I remember feeling like the mothers at my work were like mini prophets of doom when I was pregnant with my first child. There was so much they told me that made me feel very nervous about my decision to become a parent. One voice stuck in my mind clearly - she said "You will never feel completely in one camp or the other if you are a working mum - you'll either miss out at work or miss out at home. You can't have both"
Those words have echoed in my head for the last seventeen years off and on. And yes, sometimes it has felt like I've had to make calls on one side that cost in the other. Getting the balance right has been really tricky.
However I've loved being a mother, and I've loved working and somewhere I've made my peace with how to put those two things together.
This year was meant to be the beginnings of a new season - as all three of my girls would be at the same high school.
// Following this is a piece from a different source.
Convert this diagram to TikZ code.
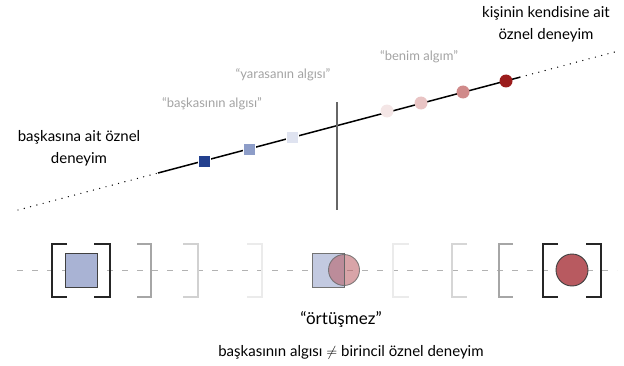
\documentclass[tikz,border=0pt]{standalone}
\usepackage{fontspec}
\setmainfont{Lato}
\begin{document}
\begin{tikzpicture}[x=1pt,y=1pt,
  biglabel/.style={font=\fontsize{15}{22}\selectfont, text=black, align=center, inner sep=0pt},
  graylabel/.style={font=\fontsize{13}{15}\selectfont, text=black!36, inner sep=0pt},
  dotline/.style={line width=1.4pt, dash pattern=on 0pt off 6.5pt, line cap=round},
  sq/.style={rectangle, minimum size=12pt, inner sep=0pt, draw=white, line width=0.4pt},
  dot/.style={circle, minimum size=13pt, inner sep=0pt},
  brk/.style={line width=1.4pt}
]
\useasboundingbox (0,0) rectangle (624,365);
\definecolor{sqA}{HTML}{23408E}
\definecolor{sqB}{HTML}{8D9DC8}
\definecolor{sqC}{HTML}{DFE3F0}
\definecolor{dcA}{HTML}{9B1C1C}
\definecolor{dcB}{HTML}{D08A8A}
\definecolor{dcC}{HTML}{E9C4C4}
\definecolor{dcD}{HTML}{F4E6E6}
\definecolor{boxblue}{HTML}{A9B3D4}
\definecolor{boxred}{HTML}{B85A60}
% main line
\coordinate (L0) at (18,155);
\coordinate (L1) at (158,192);
\coordinate (L2) at (520,287.8);
\coordinate (L3) at (615,313.1);
\draw[dotline] (L0) -- (L1);
\draw[line width=1.5pt] (L1) -- (L2);
\draw[dotline] (L2) -- (L3);
\coordinate (V0) at (337,263);
\coordinate (V1) at (337,155);
\draw[line width=1.5pt, black!60] (V0) -- (V1);
\node[sq, fill=sqC] (s3) at (292,228) {};
\node[sq, fill=sqB] (s2) at (249,216) {};
\node[sq, fill=sqA] (s1) at (204,204) {};
\node[dot, fill=dcD] (c4) at (387,254) {};
\node[dot, fill=dcC] (c3) at (421,262) {};
\node[dot, fill=dcB] (c2) at (463,273) {};
\node[dot, fill=dcA] (c1) at (506,284) {};
% labels top
\node[graylabel] (t1) at (212,261) {“başkasının algısı”};
\node[graylabel] (t2) at (283,290) {“yarasanın algısı”};
\node[graylabel] (t3) at (419,308) {“benim algım”};
\node[biglabel] (t4) at (79,217) {başkasına ait öznel\\deneyim};
\node[biglabel] (t5) at (546,341) {kişinin kendisine ait\\öznel deneyim};
% bottom row
\coordinate (D0) at (17,95);
\coordinate (D1) at (617,95);
\draw[black!30, line width=0.9pt, dash pattern=on 6pt off 9pt] (D0) -- (D1);
% left box
\draw[brk, black!85] (67,121) -- (52,121) -- (52,68) -- (67,68);
\draw[brk, black!85] (94,121) -- (110,121) -- (110,68) -- (94,68);
\node[rectangle, minimum width=32pt, minimum height=34pt, inner sep=0pt, fill=boxblue, draw=black!75, line width=0.9pt] (bl) at (81,95) {};
% fading right brackets
\draw[brk, black!35] (137,121) -- (151,121) -- (151,68) -- (137,68);
\draw[brk, black!18] (183,121) -- (198,121) -- (198,68) -- (183,68);
\draw[brk, black!8] (247,121) -- (262,121) -- (262,68) -- (247,68);
% fading left brackets
\draw[brk, black!8] (409,121) -- (393,121) -- (393,68) -- (409,68);
\draw[brk, black!16] (467,121) -- (452,121) -- (452,68) -- (467,68);
\draw[brk, black!35] (513,121) -- (499,121) -- (499,68) -- (513,68);
% right box
\draw[brk, black!85] (558,121) -- (543,121) -- (543,68) -- (558,68);
\draw[brk, black!85] (586,121) -- (601,121) -- (601,68) -- (586,68);
\node[circle, minimum size=32pt, inner sep=0pt, fill=boxred, draw=black!75, line width=0.9pt] (br) at (572,95) {};
% middle overlap
\node[rectangle, minimum width=32pt, minimum height=34pt, inner sep=0pt, fill=boxblue!70, draw=black!55, line width=0.9pt] (ms) at (328,95) {};
\node[circle, minimum size=31pt, inner sep=0pt, fill=boxred, fill opacity=0.55, draw=black!60, draw opacity=0.8, line width=0.9pt] (mc) at (344,95) {};
\draw[black!60, line width=0.9pt] (ms.north east) -- (ms.south east);
\node[font=\fontsize{17}{20}\selectfont, text=black, inner sep=0pt] (t6) at (341,45) {“örtüşmez”};
\node[font=\fontsize{15}{18}\selectfont, text=black, inner sep=0pt] (t7) at (351,13) {başkasının algısı $\neq$ birincil öznel deneyim};
\end{tikzpicture}
\end{document}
Parenting of teens is something I adore - nothing could have prepared me for how much enjoyment I get from the conversations, the joking and the doing-things-together with my daughters at this age. it feels like such a privilege to be part of my young people's lives. But it's also less time invasive and I was preparing for a year of finally throwing myself into my business without so much distraction.
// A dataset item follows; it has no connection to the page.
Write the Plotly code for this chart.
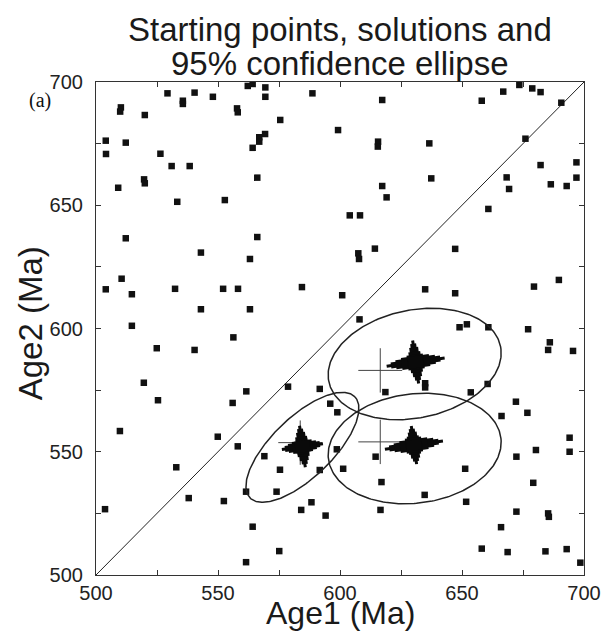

And then my youngest was stuck in a place where school wasn't the right fit. We tried to make it so, and I'll give the school huge kudos for the help they offered, but with much discussion I decided to withdraw her from school for the remainder of this year and homeschool her.
It's been the best decision for her and I'm so happy we did it, but I'm also thrilled at how it's improved my work life too. Being so pushed for time, and having to suddenly becoming a hands on mum along with running a business has meant I had to make some changes.
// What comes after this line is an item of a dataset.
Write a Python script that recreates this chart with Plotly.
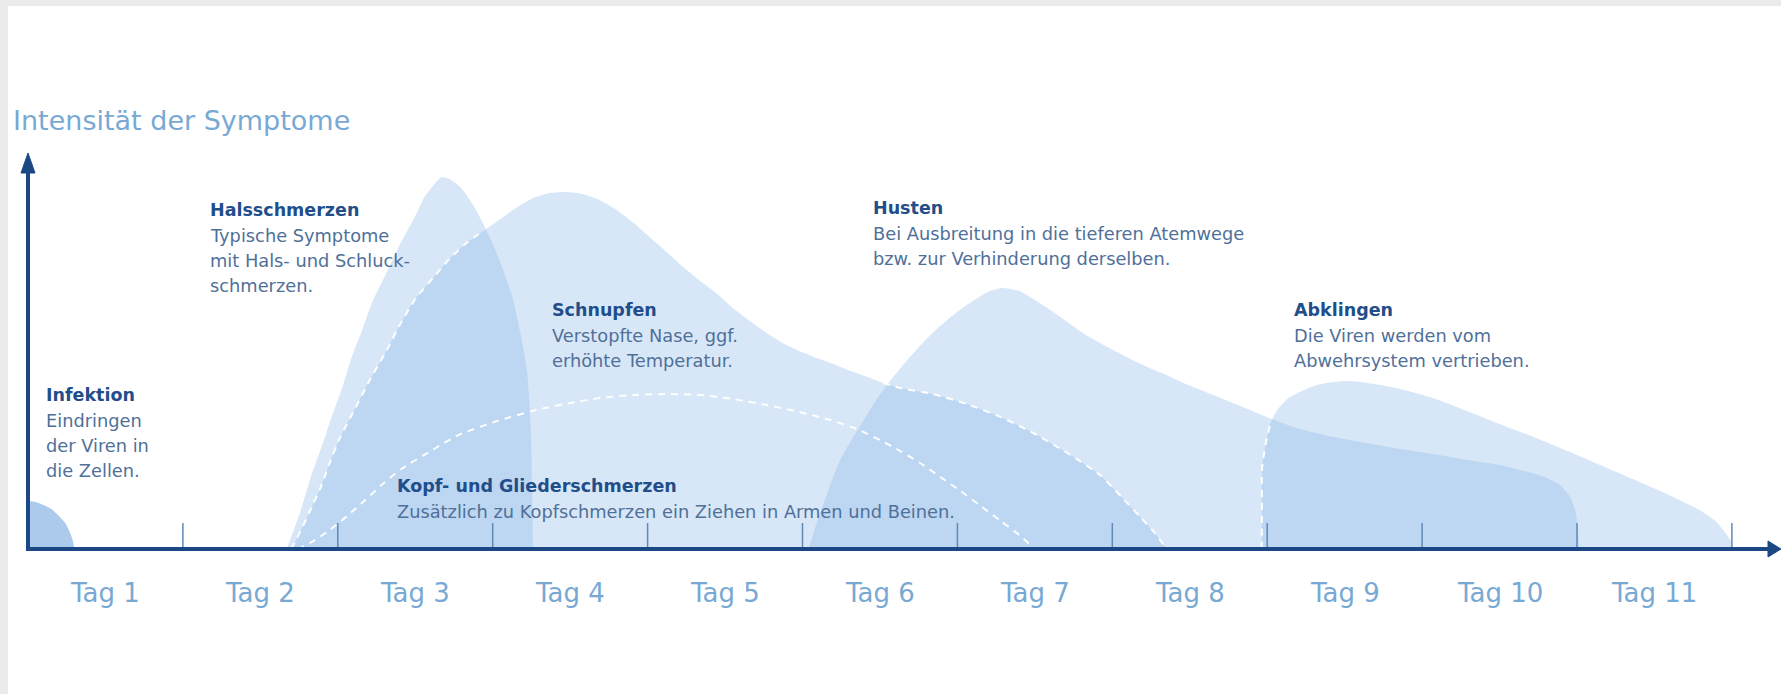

I took control of my diary, and have cut down the amount of time in the office - which has increased my output of work I blocked out more time for my own exercise to get headspace - and have improved fitness and more energy to give to my work
I've had to lean on my team to work with me - and they've completely outdone themselves
I've learned to really revise, refine and relinquish my commitments, to make my time count. I now have specific days and slots for specific tasks which means I'm able to power through to do lists.
It's one of the first times I have felt that yes, working parents can have it all - it's hard to squeeze it all in, and there are definitely a few "hang on I just need to do this" moments, but over all homeschooling has been just as beneficial for me as it's been for my daughter.
I'm hoping, that as she returns to school next year, that I maintain some of the habits I've created this year and be reminded to look after my time - it's our most finite resource.
So while there has been a little of "Man, mothering is a lifetime job!" conversations this year, I'm still incredibly thankful that I do get to have it all and sometimes you can both have home and work working well together. That prophet of doom was wrong.